The New Jim Crow Laws

Yesterday millions of TV viewers watched President Obama in Selma, AL give one of the most powerful speeches of his career and then join ten of thousands to walk across the Edmund Pettus Bridge. Of course the event commemorated the fiftieth anniversary of “Bloody Sunday” when civil activists just beginning on their march to Montgomery were attacked and beaten by Alabama State Police officers. That attack shocked the conscious of the nation and marked the turning point in the civil rights movement. Many historians point to Bloody Sunday as the prime stimulus for the passage of the Voting Rights Act of 1965.

That law prohibited practices widely used in the South since the end of Reconstruction to suppress the black vote. Initially after the founding of this nation, most states limited the right to vote to white males who owned property. However, with the passage of the Fifteenth Amendment to the Constitution, federal and state governments were forbidden to deny a citizen the right to vote for reasons of “race, color or previous condition of servitude.”

However, after Reconstruction ended in 1877 many of the Southern states found other ways to suppress the black vote. Southern politicians passed what are now known as Jim Crow laws which implemented poll taxes and literacy tests. Often these laws contained “grandfather clauses”. The grandfather clauses allowed white voters to circumvent the laws which were aimed at preventing blacks from voting. In addition, white supremacist groups such as the Ku Klux Klan, the White League, and the Red Shirts often used violence to intimidate minorities and keep them away from polling places.

The Voting Rights Act of 1965 was supposed to end voter suppression forever. However, faced with the reality that changing demographics are working against them and the knowledge that the majority of younger people, low wage earners, and minorities are voting primarily for Democratic candidates, Republicans politicians have responded by enacting with new age voter suppression laws. The Supreme Court with a vote of 5 to 4 in 2014 struck down the section of the Voting Rights Act which required lawmakers in states with a history of discriminating against minority voters to get federal permission before changing voting rules. Republican controlled legislatures in the Southern states previously covered by that section immediately started enforcing their modern equivalents of Jim Crow laws.

The most common of these laws requires voters to present official photographic ID’s in order to vote. While such laws appear to be reasonable on the surface as a way to prevent voter fraud, they are actually aimed at minority populations which the Republicans know are less likely to have driver’s licenses and who will find it more difficult to obtain alternate ID’s. These laws were put in place despite the fact that there is no evidence of wide spread voter fraud. The North Caroline Republican controlled legislature took to the concept a step further barring the use of university ID’s for voting purposes. They are well aware that college students are less likely to vote for Republican candidates.

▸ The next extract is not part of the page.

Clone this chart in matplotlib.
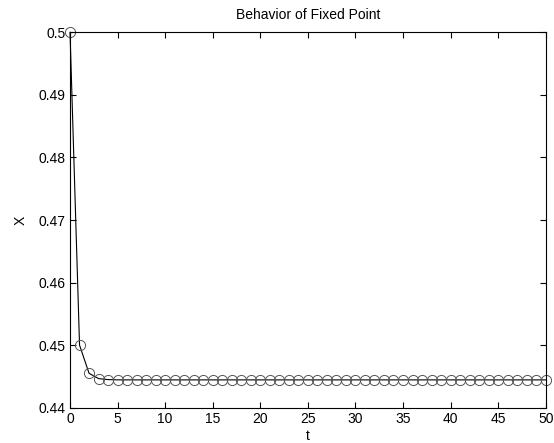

Other voter suppression measures enacted in Republican controlled states and counties are both varied and widespread. In some locations the numbers of polling places were reduced in precincts known for strong Democratic voter turnouts resulting in long lines which discouraged potential voters. In some cases requests from polling stations to stay open so that all of those in line could vote were denied. Since older, long time voters are more likely to vote Republican regardless of the circumstances, many Southern states have employed other measures to discourage more casual voters. These include reducing the voting period, prohibiting same day voter registration, etc. In one Texas city, polling places were moved to make them less accessible by public transportation.

These and other tactics which have been used recently by Republicans may be more sophisticated and to some extent more defensible on the surface then the Jim Crow laws employed in the past, but they have the same objective. They were put in place by members of one political party to suppress the vote for their opponents.   In a country which takes pride in our democratic form of government, can anything be less American?

So as we commemorate the bravery and perseverance of the Selma marchers who served as catalyst for great social change, let us not lose sight of the fact that their march to preserve the right to vote for all American citizens is not over. As the generation that started their walk across the Edmund Pettus Bridge fifty years ago gradually fades away, younger people must fall in step and take their places.